Students often find the elementary organic chemistry course difficult and forbidding. Perhaps they have never taken a challenging course before and don't know how to respond to the prodigious amount of material to which they are exposed. As a result some students don't study. Others spend too much time, in spite of warnings to the contrary, memorizing facts and too little time learning the relatively few guiding principles that pervade the entire field. It is
apparently easier to memorize facts than to comprehend principles, even though the former is fruitless in the end. Teachers have developed many methods to help students master the material. Problem-solving is one of them. Putting the principles into practice by working out reaction mechanisms is an important method to make the principles one's own. This is true not only for students taking the first course in organic chemistry but also for those in senior-level and first-year graduate courses.

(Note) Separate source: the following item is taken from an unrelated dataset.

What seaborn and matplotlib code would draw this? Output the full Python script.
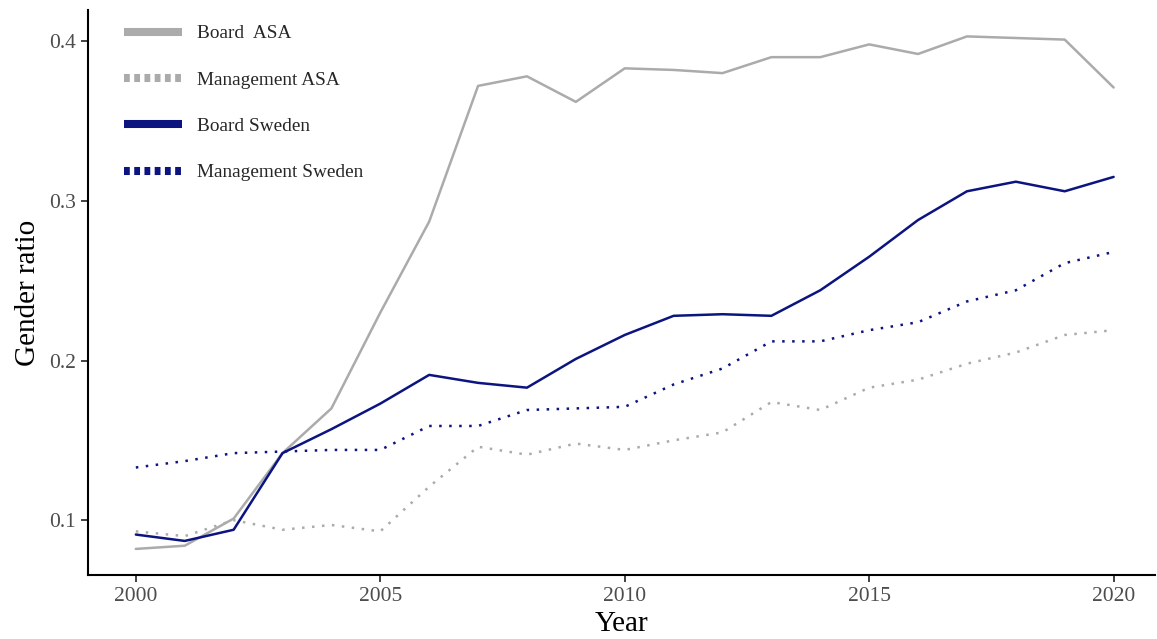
import numpy as np
import pandas as pd
import matplotlib
matplotlib.use("Agg")
import matplotlib.pyplot as plt
from matplotlib.lines import Line2D
import seaborn as sns

years = list(range(2000, 2021))
board_asa = [0.082, 0.084, 0.101, 0.142, 0.170, 0.230, 0.287, 0.372, 0.378, 0.362, 0.383,
             0.382, 0.380, 0.390, 0.390, 0.398, 0.392, 0.403, 0.402, 0.401, 0.371]
management_asa = [0.093, 0.090, 0.100, 0.094, 0.097, 0.093, 0.121, 0.146, 0.141, 0.148, 0.144,
                  0.150, 0.155, 0.174, 0.169, 0.183, 0.188, 0.198, 0.205, 0.216, 0.219]
board_sweden = [0.091, 0.087, 0.094, 0.142, 0.157, 0.173, 0.191, 0.186, 0.183, 0.201, 0.216,
                0.228, 0.229, 0.228, 0.244, 0.265, 0.288, 0.306, 0.312, 0.306, 0.315]
management_sweden = [0.133, 0.137, 0.142, 0.143, 0.144, 0.144, 0.159, 0.159, 0.169, 0.170, 0.171,
                     0.185, 0.195, 0.212, 0.212, 0.219, 0.224, 0.237, 0.244, 0.261, 0.268]

series_names = ["Board  ASA", "Management ASA", "Board Sweden", "Management Sweden"]
series_values = [board_asa, management_asa, board_sweden, management_sweden]
series_colors = ["#ababab", "#ababab", "#0c1480", "#0c1480"]
series_dotted = [False, True, False, True]

df = pd.concat(
    [pd.DataFrame({"Year": years, "ratio": v, "series": n}) for n, v in zip(series_names, series_values)],
    ignore_index=True,
)

sns.set_theme(style="ticks")
plt.rcParams["font.family"] = ["Liberation Serif", "DejaVu Serif"]

fig = plt.figure(figsize=(11.57, 6.39), dpi=100)
ax = fig.add_axes([0.076, 0.100, 0.922, 0.884])

handles = []
for name, color, dotted in zip(series_names, series_colors, series_dotted):
    sub = df[df["series"] == name]
    sns.lineplot(data=sub, x="Year", y="ratio", color=color, linewidth=1.8, ax=ax, legend=False)
    line = ax.lines[-1]
    if dotted:
        line.set_dashes((1, 3))
    h = Line2D([], [], color=color, linewidth=5.8, solid_capstyle="butt", dash_capstyle="butt",
               linestyle=(0, (0.72, 0.55)) if dotted else "-")
    handles.append(h)

ax.set_xlim(1999.02, 2020.84)
ax.set_ylim(0.0656, 0.4194)
ax.set_xticks([2000, 2005, 2010, 2015, 2020])
ax.set_yticks([0.1, 0.2, 0.3, 0.4])
ax.set_yticklabels(["0.1", "0.2", "0.3", "0.4"])
ax.tick_params(axis="both", labelsize=15.5, labelcolor="#4d4d4d", color="#222222",
               length=5, width=1.2, direction="out")
ax.set_xlabel("Year", fontsize=21, color="black", labelpad=4)
ax.set_ylabel("Gender ratio", fontsize=21, color="black", labelpad=6)

for side in ["top", "right"]:
    ax.spines[side].set_visible(False)
for side in ["left", "bottom"]:
    ax.spines[side].set_linewidth(1.5)
    ax.spines[side].set_color("black")

leg = ax.legend(handles, series_names, loc="upper left", bbox_to_anchor=(0.0337, 0.974),
                frameon=False, fontsize=13.9, handlelength=3.0, handletextpad=0.78,
                labelspacing=1.49, borderaxespad=0.0, borderpad=0.0)

fig.savefig("out.png", dpi=100)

Groutas's goal in his book Organic Reaction Mechanisms: Selected Problems and Solutions is to help students master the fundamental principles of organic chemistry--and develop critical reasoning skills--by using critical reasoning skills to solve a large number of mechanistic problems, all of which were taken from the organic literature of the last three decades. Not only are answers provided for the problems but citations are also given for them so that the student, if curious, can see the context in which the reactions were run.
The first half of the book, which consists of a series of minireviews devoted to the fundamental principles followed by sets of relevant questions and answers, is designed for students in the first course. The second half, consisting of questions and answers only, is designed for more advanced senior-level and first-year graduate students. Each half of the book contains approximately 100 questions, all of which have been tested for their appropriateness. The minireviews cover Lewis structures, acids and bases, resonance, carbocation chemistry, anions and nucleophiles, SN2 and E2 reactions, reactivity and strain, nucleophilic addition to aldehydes and ketones, and nucleophilic acyl substitution chemistry. The minireviews contain numerous worked-out problems so that students can see how to put together a mechanism correctly.
I was very impressed by the high quality of the problems, and by their breadth of coverage, range of difficulty, and appropriateness. The questions in the first half of the book match well with the material in the minireviews that precede them. As one would expect, the problems in the
second half of the book are on average more difficult than those in the first half.
A problem book without good answers is bad pedagogy. A student who is stumped by a problem or comes up with an incorrect response learns nothing unless reference can be made to a correct answer. Beginning students don't often know if an answer is correct, again making
the availability of good answers imperative. I found the answers in the book to be thorough, complete, and accurate.
There are remarkably few grammatical, typographical, and other types of errors. A few compounds are named incorrectly. The author uses H+, I assume for simplicity's sake, to represent a protonating agent; there are, of course, no free protons in solution. He states that acids are fully ionized in solution. I doubt if HCl in cyclohexane or methylene chloride, for example, is ionized at all. Considering that there are thousands of structures in the book, very few are poorly drawn. Those that are generally have peculiar bond angles or are excessively cluttered. I found only one structure having a carbon with five bonds. In the one problem involving nitrosation of an amine, the nitrosating agent is not nitrous acid but N2O3. Is base strength related to rate constants, as stated in the book, or to equilibrium constants? Two intramolecular Friedel-Crafts acylation reactions involving carboxylic acids are shown to occur by different but plausible pathways. The author should be consistent.
Groutas is to be congratulated for putting this book together. In spite of a few rough spots, it serves its stated purpose well. Students will benefit from its use and professors will have an additional source of good practice and test questions. I wonder, though, if students taking the first course in organic chemistry will spend money on a book in which only half of the material is directed at them.